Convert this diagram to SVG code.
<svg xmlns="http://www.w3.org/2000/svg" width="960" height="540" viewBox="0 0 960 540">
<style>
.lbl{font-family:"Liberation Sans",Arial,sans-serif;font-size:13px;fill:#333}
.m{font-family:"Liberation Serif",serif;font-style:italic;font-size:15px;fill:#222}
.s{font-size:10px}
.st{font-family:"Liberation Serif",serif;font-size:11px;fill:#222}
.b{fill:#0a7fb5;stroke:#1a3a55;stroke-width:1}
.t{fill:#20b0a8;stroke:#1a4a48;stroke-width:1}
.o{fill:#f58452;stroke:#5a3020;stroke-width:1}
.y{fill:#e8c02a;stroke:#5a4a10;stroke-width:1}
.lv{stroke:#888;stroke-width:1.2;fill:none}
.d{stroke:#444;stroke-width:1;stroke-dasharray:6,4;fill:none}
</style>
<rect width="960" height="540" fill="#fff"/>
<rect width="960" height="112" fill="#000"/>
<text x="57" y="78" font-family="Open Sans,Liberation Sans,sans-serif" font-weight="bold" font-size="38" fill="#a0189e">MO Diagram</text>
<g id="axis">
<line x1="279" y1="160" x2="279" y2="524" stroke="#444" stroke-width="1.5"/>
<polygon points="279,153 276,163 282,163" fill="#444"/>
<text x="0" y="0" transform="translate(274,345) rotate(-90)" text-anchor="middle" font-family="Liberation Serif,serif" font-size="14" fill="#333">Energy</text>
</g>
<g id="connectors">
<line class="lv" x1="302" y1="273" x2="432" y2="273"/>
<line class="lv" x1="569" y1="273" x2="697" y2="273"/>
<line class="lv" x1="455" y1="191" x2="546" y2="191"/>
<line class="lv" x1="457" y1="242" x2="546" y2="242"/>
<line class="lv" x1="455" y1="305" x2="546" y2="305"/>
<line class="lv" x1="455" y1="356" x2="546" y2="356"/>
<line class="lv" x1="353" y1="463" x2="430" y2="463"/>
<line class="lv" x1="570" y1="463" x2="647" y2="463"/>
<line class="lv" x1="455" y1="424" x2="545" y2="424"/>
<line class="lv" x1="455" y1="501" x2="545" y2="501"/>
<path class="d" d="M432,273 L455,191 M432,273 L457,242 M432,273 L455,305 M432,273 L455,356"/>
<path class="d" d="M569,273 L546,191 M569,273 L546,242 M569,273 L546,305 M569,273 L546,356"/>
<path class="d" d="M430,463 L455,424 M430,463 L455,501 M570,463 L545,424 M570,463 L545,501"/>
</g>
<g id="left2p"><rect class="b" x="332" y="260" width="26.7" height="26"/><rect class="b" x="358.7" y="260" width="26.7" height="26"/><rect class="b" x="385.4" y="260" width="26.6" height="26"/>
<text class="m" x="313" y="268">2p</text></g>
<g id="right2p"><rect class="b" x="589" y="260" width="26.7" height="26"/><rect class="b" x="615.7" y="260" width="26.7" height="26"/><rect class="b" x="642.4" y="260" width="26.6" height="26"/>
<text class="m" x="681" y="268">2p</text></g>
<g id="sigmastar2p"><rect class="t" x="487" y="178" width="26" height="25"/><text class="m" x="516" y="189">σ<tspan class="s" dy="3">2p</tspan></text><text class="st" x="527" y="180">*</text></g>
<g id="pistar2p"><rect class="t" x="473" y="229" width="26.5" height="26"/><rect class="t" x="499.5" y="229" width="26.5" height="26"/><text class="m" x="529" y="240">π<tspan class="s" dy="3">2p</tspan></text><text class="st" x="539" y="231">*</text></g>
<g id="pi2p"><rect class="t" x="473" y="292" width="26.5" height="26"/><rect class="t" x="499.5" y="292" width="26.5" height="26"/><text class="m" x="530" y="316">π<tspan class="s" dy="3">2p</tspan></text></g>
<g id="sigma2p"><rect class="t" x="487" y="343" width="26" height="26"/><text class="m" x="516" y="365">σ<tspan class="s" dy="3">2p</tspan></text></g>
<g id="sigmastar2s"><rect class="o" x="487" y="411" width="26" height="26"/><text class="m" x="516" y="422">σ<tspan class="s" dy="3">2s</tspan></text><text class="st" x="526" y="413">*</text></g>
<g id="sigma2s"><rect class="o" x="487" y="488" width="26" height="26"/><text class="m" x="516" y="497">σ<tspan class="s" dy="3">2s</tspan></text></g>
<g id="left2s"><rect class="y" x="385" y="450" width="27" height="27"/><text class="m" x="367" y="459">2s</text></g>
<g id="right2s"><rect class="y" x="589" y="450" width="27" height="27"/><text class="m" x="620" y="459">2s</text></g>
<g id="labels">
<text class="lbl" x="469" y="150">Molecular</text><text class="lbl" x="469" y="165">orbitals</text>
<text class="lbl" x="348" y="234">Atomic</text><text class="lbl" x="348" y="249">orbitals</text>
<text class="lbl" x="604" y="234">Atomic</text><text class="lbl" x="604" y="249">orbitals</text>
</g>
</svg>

************

Copy out all of the data exactly, leaving nothing out.

Convert this diagram to SVG code.
<svg xmlns="http://www.w3.org/2000/svg" width="960" height="540" viewBox="0 0 960 540">
<style>
.lbl{font-family:"Liberation Sans",Arial,sans-serif;font-size:13px;fill:#333}
.m{font-family:"Liberation Serif",serif;font-style:italic;font-size:15px;fill:#222}
.s{font-size:10px}
.st{font-family:"Liberation Serif",serif;font-size:11px;fill:#222}
.b{fill:#0a7fb5;stroke:#1a3a55;stroke-width:1}
.t{fill:#20b0a8;stroke:#1a4a48;stroke-width:1}
.o{fill:#f58452;stroke:#5a3020;stroke-width:1}
.y{fill:#e8c02a;stroke:#5a4a10;stroke-width:1}
.lv{stroke:#888;stroke-width:1.2;fill:none}
.d{stroke:#444;stroke-width:1;stroke-dasharray:6,4;fill:none}
</style>
<rect width="960" height="540" fill="#fff"/>
<rect width="960" height="112" fill="#000"/>
<text x="57" y="78" font-family="Open Sans,Liberation Sans,sans-serif" font-weight="bold" font-size="38" fill="#a0189e">MO Diagram</text>
<g id="axis">
<line x1="279" y1="160" x2="279" y2="524" stroke="#444" stroke-width="1.5"/>
<polygon points="279,153 276,163 282,163" fill="#444"/>
<text x="0" y="0" transform="translate(274,345) rotate(-90)" text-anchor="middle" font-family="Liberation Serif,serif" font-size="14" fill="#333">Energy</text>
</g>
<g id="connectors">
<line class="lv" x1="302" y1="273" x2="432" y2="273"/>
<line class="lv" x1="569" y1="273" x2="697" y2="273"/>
<line class="lv" x1="455" y1="191" x2="546" y2="191"/>
<line class="lv" x1="457" y1="242" x2="546" y2="242"/>
<line class="lv" x1="455" y1="305" x2="546" y2="305"/>
<line class="lv" x1="455" y1="356" x2="546" y2="356"/>
<line class="lv" x1="353" y1="463" x2="430" y2="463"/>
<line class="lv" x1="570" y1="463" x2="647" y2="463"/>
<line class="lv" x1="455" y1="424" x2="545" y2="424"/>
<line class="lv" x1="455" y1="501" x2="545" y2="501"/>
<path class="d" d="M432,273 L455,191 M432,273 L457,242 M432,273 L455,305 M432,273 L455,356"/>
<path class="d" d="M569,273 L546,191 M569,273 L546,242 M569,273 L546,305 M569,273 L546,356"/>
<path class="d" d="M430,463 L455,424 M430,463 L455,501 M570,463 L545,424 M570,463 L545,501"/>
</g>
<g id="left2p"><rect class="b" x="332" y="260" width="26.7" height="26"/><rect class="b" x="358.7" y="260" width="26.7" height="26"/><rect class="b" x="385.4" y="260" width="26.6" height="26"/>
<text class="m" x="313" y="268">2p</text></g>
<g id="right2p"><rect class="b" x="589" y="260" width="26.7" height="26"/><rect class="b" x="615.7" y="260" width="26.7" height="26"/><rect class="b" x="642.4" y="260" width="26.6" height="26"/>
<text class="m" x="681" y="268">2p</text></g>
<g id="sigmastar2p"><rect class="t" x="487" y="178" width="26" height="25"/><text class="m" x="516" y="189">σ<tspan class="s" dy="3">2p</tspan></text><text class="st" x="527" y="180">*</text></g>
<g id="pistar2p"><rect class="t" x="473" y="229" width="26.5" height="26"/><rect class="t" x="499.5" y="229" width="26.5" height="26"/><text class="m" x="529" y="240">π<tspan class="s" dy="3">2p</tspan></text><text class="st" x="539" y="231">*</text></g>
<g id="pi2p"><rect class="t" x="473" y="292" width="26.5" height="26"/><rect class="t" x="499.5" y="292" width="26.5" height="26"/><text class="m" x="530" y="316">π<tspan class="s" dy="3">2p</tspan></text></g>
<g id="sigma2p"><rect class="t" x="487" y="343" width="26" height="26"/><text class="m" x="516" y="365">σ<tspan class="s" dy="3">2p</tspan></text></g>
<g id="sigmastar2s"><rect class="o" x="487" y="411" width="26" height="26"/><text class="m" x="516" y="422">σ<tspan class="s" dy="3">2s</tspan></text><text class="st" x="526" y="413">*</text></g>
<g id="sigma2s"><rect class="o" x="487" y="488" width="26" height="26"/><text class="m" x="516" y="497">σ<tspan class="s" dy="3">2s</tspan></text></g>
<g id="left2s"><rect class="y" x="385" y="450" width="27" height="27"/><text class="m" x="367" y="459">2s</text></g>
<g id="right2s"><rect class="y" x="589" y="450" width="27" height="27"/><text class="m" x="620" y="459">2s</text></g>
<g id="labels">
<text class="lbl" x="469" y="150">Molecular</text><text class="lbl" x="469" y="165">orbitals</text>
<text class="lbl" x="348" y="234">Atomic</text><text class="lbl" x="348" y="249">orbitals</text>
<text class="lbl" x="604" y="234">Atomic</text><text class="lbl" x="604" y="249">orbitals</text>
</g>
</svg>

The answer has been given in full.